Print exactly the lines from the first one down to the line containing "const chart = echarts.init(document.getElementById('c'));", both ends included, with no pictures and nothing else.
-- start --
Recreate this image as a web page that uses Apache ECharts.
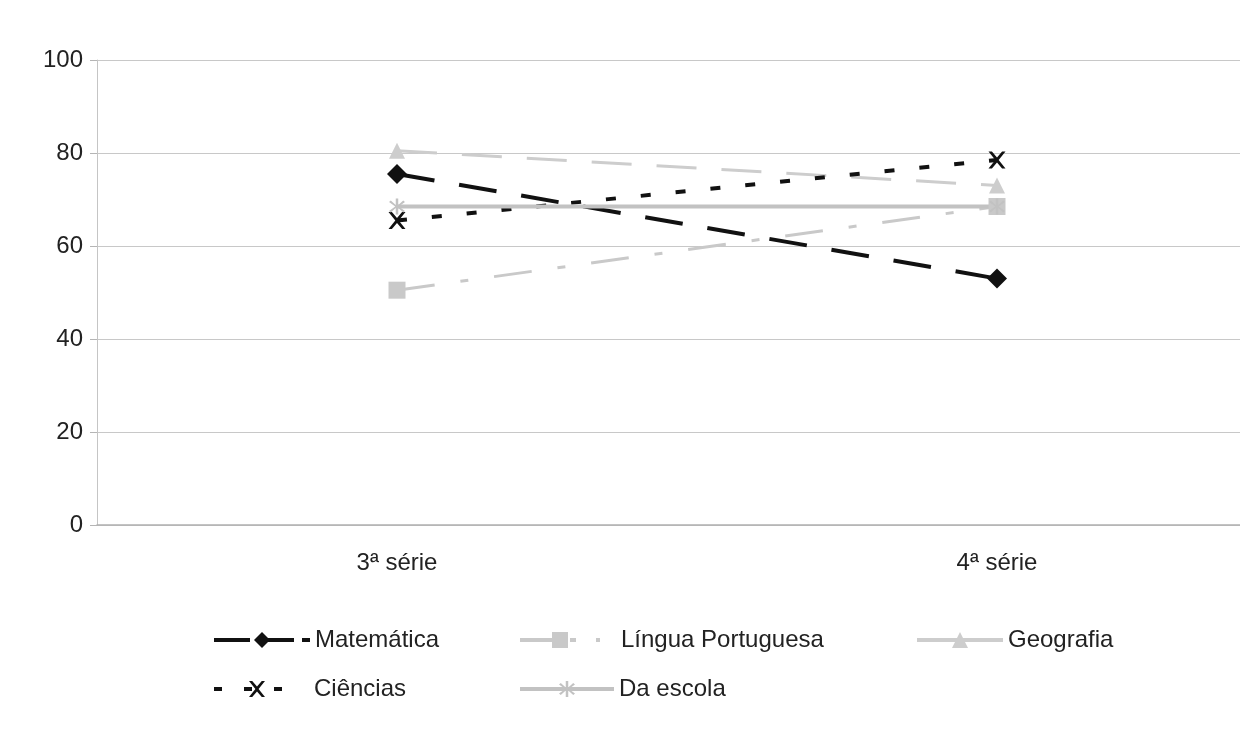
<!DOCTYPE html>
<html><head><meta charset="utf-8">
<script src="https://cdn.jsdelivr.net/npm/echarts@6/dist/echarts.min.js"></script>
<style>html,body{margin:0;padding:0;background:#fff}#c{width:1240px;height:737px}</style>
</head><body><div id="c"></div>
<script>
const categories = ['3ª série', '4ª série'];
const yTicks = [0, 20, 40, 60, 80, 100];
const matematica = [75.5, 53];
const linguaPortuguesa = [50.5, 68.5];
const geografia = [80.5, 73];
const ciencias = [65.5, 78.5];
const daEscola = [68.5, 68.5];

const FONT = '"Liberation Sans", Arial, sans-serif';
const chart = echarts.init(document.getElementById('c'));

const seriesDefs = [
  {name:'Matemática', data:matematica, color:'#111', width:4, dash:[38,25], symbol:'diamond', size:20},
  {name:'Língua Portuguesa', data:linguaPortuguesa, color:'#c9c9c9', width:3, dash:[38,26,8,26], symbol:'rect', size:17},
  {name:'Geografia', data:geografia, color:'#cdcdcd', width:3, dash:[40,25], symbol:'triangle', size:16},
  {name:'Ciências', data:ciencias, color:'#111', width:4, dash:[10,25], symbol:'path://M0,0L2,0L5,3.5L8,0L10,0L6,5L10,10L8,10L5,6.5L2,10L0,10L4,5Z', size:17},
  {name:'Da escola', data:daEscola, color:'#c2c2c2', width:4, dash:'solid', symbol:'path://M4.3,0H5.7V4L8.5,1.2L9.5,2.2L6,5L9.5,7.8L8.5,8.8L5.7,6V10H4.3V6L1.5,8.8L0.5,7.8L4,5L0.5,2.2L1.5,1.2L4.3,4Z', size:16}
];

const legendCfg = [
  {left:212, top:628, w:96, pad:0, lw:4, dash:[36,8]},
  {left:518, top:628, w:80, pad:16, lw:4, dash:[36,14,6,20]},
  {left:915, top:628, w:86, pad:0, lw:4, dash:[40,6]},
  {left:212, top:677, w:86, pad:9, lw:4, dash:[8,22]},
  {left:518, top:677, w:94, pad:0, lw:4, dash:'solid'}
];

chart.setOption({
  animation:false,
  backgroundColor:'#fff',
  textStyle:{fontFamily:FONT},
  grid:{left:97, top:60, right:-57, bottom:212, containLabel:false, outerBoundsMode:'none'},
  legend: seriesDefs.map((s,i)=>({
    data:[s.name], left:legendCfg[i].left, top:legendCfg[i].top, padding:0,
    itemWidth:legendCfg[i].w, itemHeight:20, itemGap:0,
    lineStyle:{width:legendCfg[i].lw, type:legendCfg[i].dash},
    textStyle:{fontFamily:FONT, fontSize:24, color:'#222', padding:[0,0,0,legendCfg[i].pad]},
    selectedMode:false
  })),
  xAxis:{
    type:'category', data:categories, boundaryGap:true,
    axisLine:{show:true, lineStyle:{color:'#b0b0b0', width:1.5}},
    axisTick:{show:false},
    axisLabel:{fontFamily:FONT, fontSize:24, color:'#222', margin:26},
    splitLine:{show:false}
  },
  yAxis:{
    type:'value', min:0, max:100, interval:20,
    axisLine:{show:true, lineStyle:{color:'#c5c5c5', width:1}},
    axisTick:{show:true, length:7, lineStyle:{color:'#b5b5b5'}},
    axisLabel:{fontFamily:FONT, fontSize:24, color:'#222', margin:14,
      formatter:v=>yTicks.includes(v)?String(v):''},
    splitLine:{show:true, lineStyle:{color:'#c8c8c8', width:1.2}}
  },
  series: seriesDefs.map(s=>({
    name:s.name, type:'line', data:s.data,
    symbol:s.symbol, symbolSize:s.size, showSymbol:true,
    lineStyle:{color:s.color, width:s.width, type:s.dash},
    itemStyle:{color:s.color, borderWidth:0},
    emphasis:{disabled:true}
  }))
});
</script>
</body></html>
-- end --
Response for this exercise:
Recreate this image as a web page that uses Apache ECharts.
<!DOCTYPE html>
<html><head><meta charset="utf-8">
<script src="https://cdn.jsdelivr.net/npm/echarts@6/dist/echarts.min.js"></script>
<style>html,body{margin:0;padding:0;background:#fff}#c{width:1240px;height:737px}</style>
</head><body><div id="c"></div>
<script>
const categories = ['3ª série', '4ª série'];
const yTicks = [0, 20, 40, 60, 80, 100];
const matematica = [75.5, 53];
const linguaPortuguesa = [50.5, 68.5];
const geografia = [80.5, 73];
const ciencias = [65.5, 78.5];
const daEscola = [68.5, 68.5];

const FONT = '"Liberation Sans", Arial, sans-serif';
const chart = echarts.init(document.getElementById('c'));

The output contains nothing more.